By
eHow Home & Garden Editor
Difficulty: Moderately Easy
Things You’ll Need:
- Calcified seaweed
- Ashes
- Lime
- Cinders
- Soot
- Oak leaves
- Thorny clippings/Holly leaves
- Pine needles
- Crushed eggshells
- Chalk
- Sand
Step1
Water your garden only in the early morning, or use an underground irrigation pipe. This will keep the top of the soil dry and uninviting to slugs and snails.
Step2
Spread dry soot, dry ashes, dry lime, sharp cinders and dry chalk around plants or beds. Any one of these or several in combination should do the trick.
Step3
Rough, sharp sand is another option. Use it the same way as the materials in Step 2.
Step4
Try calcified seaweed or crushed eggshells as a barrier.
Step5
Another barrier material is clippings from thorny roses or holly leaves.
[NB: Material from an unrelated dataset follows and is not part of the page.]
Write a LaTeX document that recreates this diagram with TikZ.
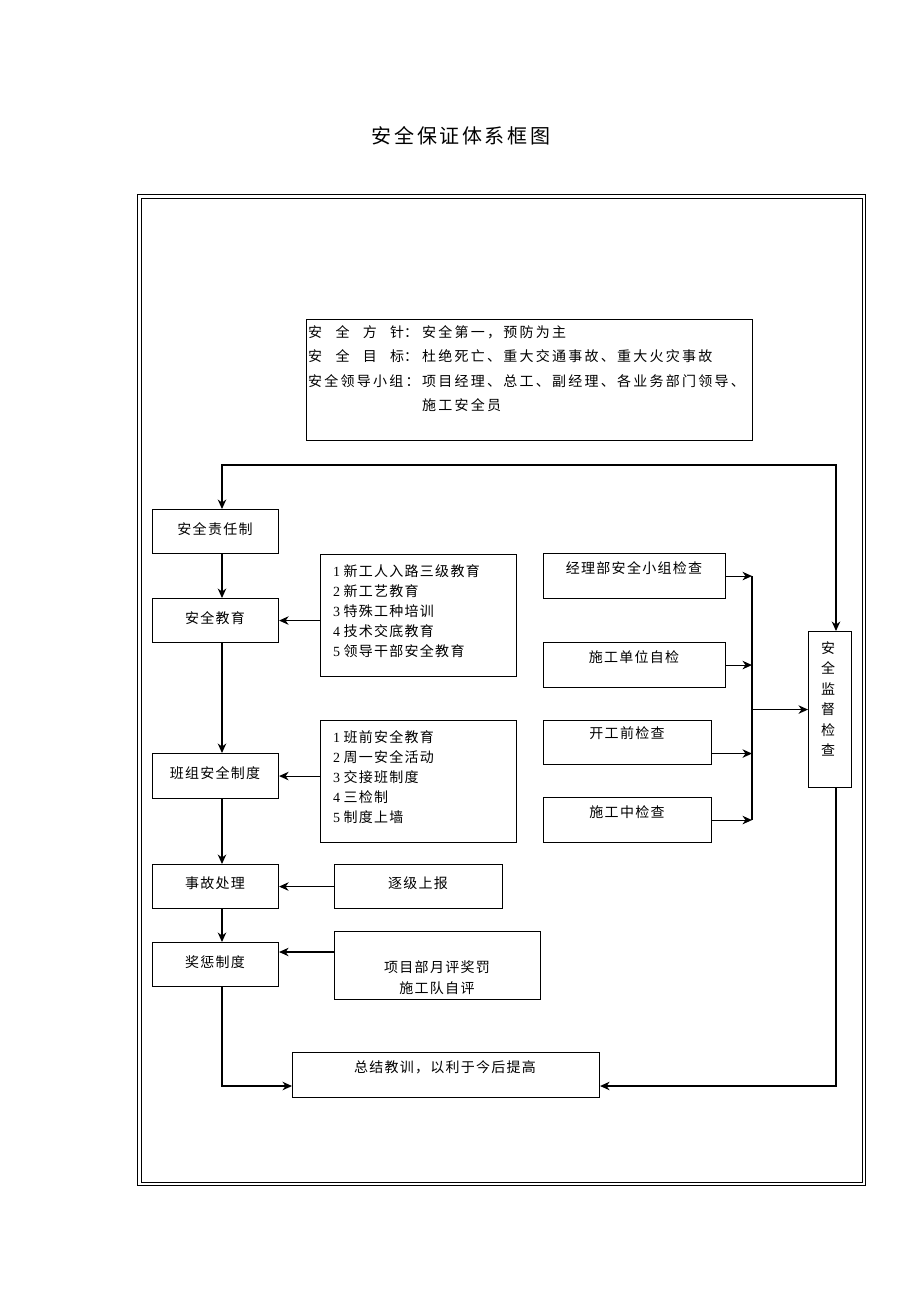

Rosa rugosa (Japanese rose) clippings are good.
Step6
Spread pine needles in your garden (these are also good mulch for strawberries).
Step7
Spread chopped hair (human hair is fine) in your garden.
Step8
Try using oak leaves as a barrier. Slugs and snails don't like the tannin in the leaves.
Comments
kmatt said
on 6/2/2008 putting copper tape around plant pots will stops slugs and snails, also placing traps in the border such as upturned pots and grapefruit skins will make snails cluster in them, so during the day this will make them easy to collection
Blackbear said
on 12/8/2007 Be careful adding the pine needles to the soil around your flowers as this will create an acidic soil. You can buy a powdered lime to sprinkle on the soil to prevent this from happening.
dja21149 said
on 7/7/2007 Put some beer in a small container on the ground, it works I promise.